The trick appears to rely on two things: the new iPhone 7 does look remarkably like the iPhone 6, apart from the missing headphone jack; and the desire that people have to get that old port back.
Those two things have been seized on by YouTube videos – now viewed by millions of people – instructing people that if they drill into the bottom of the phone they’ll find that Apple didn’t actually remove the headphone jack but just closed up the whole that would normally let people plug into it.
YouTube is full of people claiming that they had either tried the trick or were going to. But it wasn’t clear how many people genuinely had done so - and how many of them were just claiming it had worked to try and trick others.
"A friend of mine told me it worked for him, but my iPhone won't turn on after I drilled the hole for the jack,” wrote one user. Others said that they had made the biggest mistake of their life, and that their phone had stopped working as soon as they drilled the holes – reporting everything from problems with the screen to nothing working at all.
Others asked specific questions, like the size of the drill bit or how exactly to make sure that they drilled into the right bit and didn’t ruin the phone. But unfortunately drilling into any part of the iPhone is likely to break the phone and certainly won’t reveal a headphone jack.
Teardowns have shown what is hiding behind the fake speaker grille that now sits in place of the headphone jack. And it isn’t a secret headphone jack.

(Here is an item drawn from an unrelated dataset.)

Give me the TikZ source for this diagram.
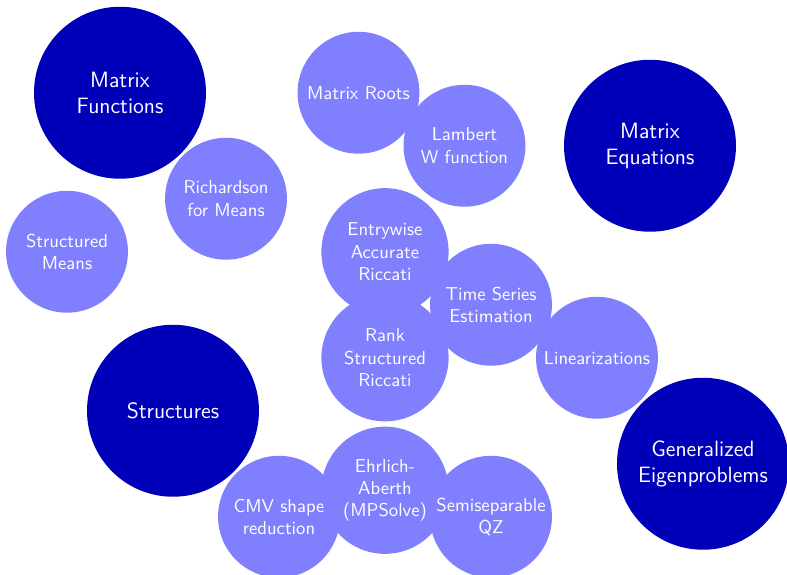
\documentclass[tikz,border=0pt]{standalone}
\usepackage{fontspec}
\definecolor{dkblue}{RGB}{0,0,185}
\definecolor{ltblue}{RGB}{128,128,255}
\tikzset{
  bigc/.style={circle, fill=dkblue, text=white, minimum size=3.245cm, inner sep=0pt, align=center, font=\sffamily\fontsize{11.9}{14}\selectfont},
  smallc/.style={circle, fill=ltblue, text=white, minimum size=2.3cm, inner sep=0pt, align=center, font=\sffamily\fontsize{10}{12}\selectfont},
  smallx/.style={smallc, minimum size=2.4cm}
}
\begin{document}
\begin{tikzpicture}
\useasboundingbox (0,0) rectangle (14.849,-10.849);
\begin{scope}[shift={(2.264,-1.75)}, y=-1cm]
  \node[bigc] (mf) at (0,0) {Matrix\\Functions};
  \node[bigc] (me) at (10,1) {Matrix\\Equations};
  \node[bigc] (st) at (1,6) {Structures};
  \node[bigc] (ge) at (11,7) {Generalized\\Eigenproblems};
  \node[smallc] (mr) at (4.5,0) {Matrix Roots};
  \node[smallc] (lw) at (6.5,1) {Lambert\\W function};
  \node[smallc] (rm) at (2,2) {Richardson\\for Means};
  \node[smallc] (sm) at (-1,3) {Structured\\Means};
  \node[smallx] (ea) at (5,3) {Entrywise\\Accurate\\Riccati};
  \node[smallx] (rs) at (5,5) {Rank\\Structured\\Riccati};
  \node[smallc] (ts) at (7,4) {Time Series\\Estimation};
  \node[smallc] (li) at (9,5) {Linearizations};
  \node[smallc] (cm) at (3,8) {CMV shape\\reduction};
  \node[smallx] (eh) at (5,7.5) {Ehrlich-\\Aberth\\(MPSolve)};
  \node[smallc] (sq) at (7,8) {Semiseparable\\QZ};
\end{scope}
\end{tikzpicture}
\end{document}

In its place is mostly an expanded Taptic engine – the precise vibration technology that makes the phone feel like it has a real home button when it doesn’t, among other features. Some of the extra space also appears to be taken up with an expanded battery, which along with more efficient parts makes the phone last longer on one charge.
That means that the phone could, theoretically, live on with a hole drilled into the bottom of it – though it would no longer vibrate properly, at best. But it certainly isn’t going to improve anything, and isn’t worth trying out.